Baleleng is one of the famous Filipino folk song which is Sama Dilaut and/or Tausug in origin that has been passed through generations.  The composer or the writer of the song was not credited and was unknown. The tune was passed by mouth from province to province and the original lyrics of the song was altered. Versions of Filipino local artists have made the song popular both in Visayan and Tagalog languages.

Leleng was the original title of the song which means Darling, Sweetheart, my lady or my dear in Sama Dilaut language. In Philippine languages such as Visayan and Tagalog, the enclitic "ba" is used as a question marker. Example: (Tagalog) Aalis ka na ba?  (English) ɑre you leaving now? Since the song was passed from tongue to tongue, the lyrics was wrongly interpreted as Baleleng.

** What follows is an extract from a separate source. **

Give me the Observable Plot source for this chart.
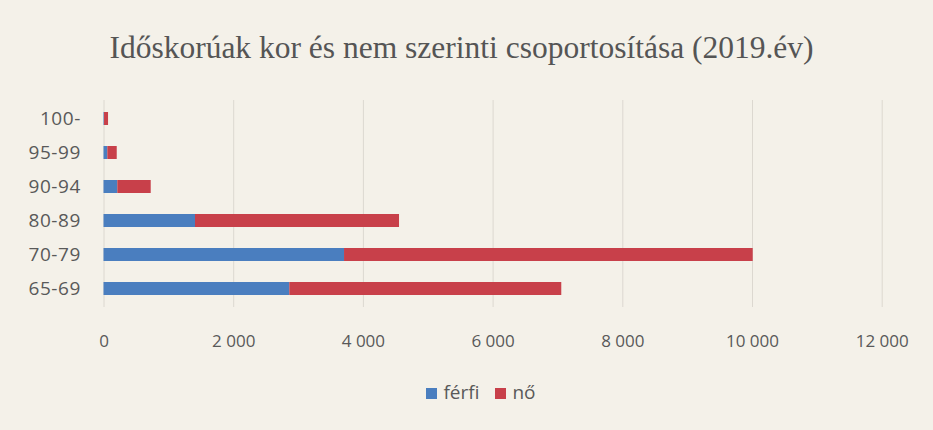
<!DOCTYPE html>
<html>
<head>
<meta charset="utf-8">
<script src="https://cdn.jsdelivr.net/npm/d3@7"></script>
<script src="https://cdn.jsdelivr.net/npm/@observablehq/plot@0.6"></script>
<style>
  html, body { margin: 0; padding: 0; background: #f4f1e9; }
  #wrap { position: relative; width: 933px; height: 430px; overflow: hidden; background: #f4f1e9; }
  #title { position: absolute; left: 0; width: 923px; top: 28px; text-align: center;
           font-family: "Liberation Serif", "Times New Roman", serif; font-size: 31.5px; color: #555; line-height: 40px; }
  #chart { position: absolute; left: 0; top: 88px; }
  #legend { position: absolute; left: 0; width: 962px; top: 379px; text-align: center;
            font-family: "Open Sans", sans-serif; font-size: 19px; color: #595959; line-height: 26px; }
  #legend span.item { display: inline-block; margin: 0 8px; }
  #legend span.sw { display: inline-block; width: 11px; height: 11px; margin-right: 6px; vertical-align: 0px; }
  #chart svg g[aria-label="y-axis tick label"] text { letter-spacing: 0.6px; }
</style>
</head>
<body>
<div id="wrap">
  <div id="title"></div>
  <div id="chart"></div>
  <div id="legend"></div>
</div>
<script>
const title = "Időskorúak kor és nem szerinti csoportosítása (2019.év)";
const categories = ["100-", "95-99", "90-94", "80-89", "70-79", "65-69"];
const seriesNames = ["férfi", "nő"];
const seriesColors = ["#4a7ebf", "#c8404a"];
const ferfi = [8, 59, 213, 1411, 3709, 2865];
const no = [62, 145, 515, 3146, 6302, 4194];
const xTicks = [0, 2000, 4000, 6000, 8000, 10000, 12000];

const data = [];
categories.forEach((c, i) => {
  data.push({cat: c, sex: seriesNames[0], value: ferfi[i]});
  data.push({cat: c, sex: seriesNames[1], value: no[i]});
});

document.getElementById("title").textContent = title;

const fmt = d => d3.format(",")(d).replace(/,/g, " ");

const chart = Plot.plot({
  width: 933,
  height: 272,
  marginLeft: 103.5,
  marginRight: 51.3,
  marginTop: 12,
  marginBottom: 53,
  style: {background: "transparent", fontFamily: "Open Sans, sans-serif", color: "#595959"},
  x: {domain: [0, 12000], ticks: xTicks},
  y: {domain: categories, paddingInner: 0.615, paddingOuter: 0.311},
  color: {domain: seriesNames, range: seriesColors},
  marks: [
    Plot.gridX(xTicks, {stroke: "#dcd8d0", strokeOpacity: 1, strokeWidth: 1}),
    Plot.barX(data, Plot.stackX({y: "cat", x: "value", fill: "sex", order: seriesNames})),
    Plot.axisX(xTicks, {tickSize: 0, tickPadding: 27, tickFormat: fmt, fontSize: 17, label: null, fill: "#595959"}),
    Plot.axisY({tickSize: 0, tickPadding: 23, fontSize: 19, label: null, fill: "#595959"})
  ]
});
document.getElementById("chart").appendChild(chart);

const legend = document.getElementById("legend");
seriesNames.forEach((s, i) => {
  const item = document.createElement("span");
  item.className = "item";
  const sw = document.createElement("span");
  sw.className = "sw";
  sw.style.background = seriesColors[i];
  item.appendChild(sw);
  item.appendChild(document.createTextNode(s));
  legend.appendChild(item);
});
</script>
</body>
</html>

The story of the song was about a man bidding goodbye to a lady called Leleng as he was going to war. Like other Sama Dilaut songs, it is sang with the accompaniment of a string instrument like gitgit and biula, gabbang and the kulintangan.

In popular culture

The folk song was used as an ending theme in the Philippine television drama Sahaya broadcast by GMA Network starring Bianca Umali in the title role, a Badjao from Zamboanga who despite her struggles in life stay true to her identity.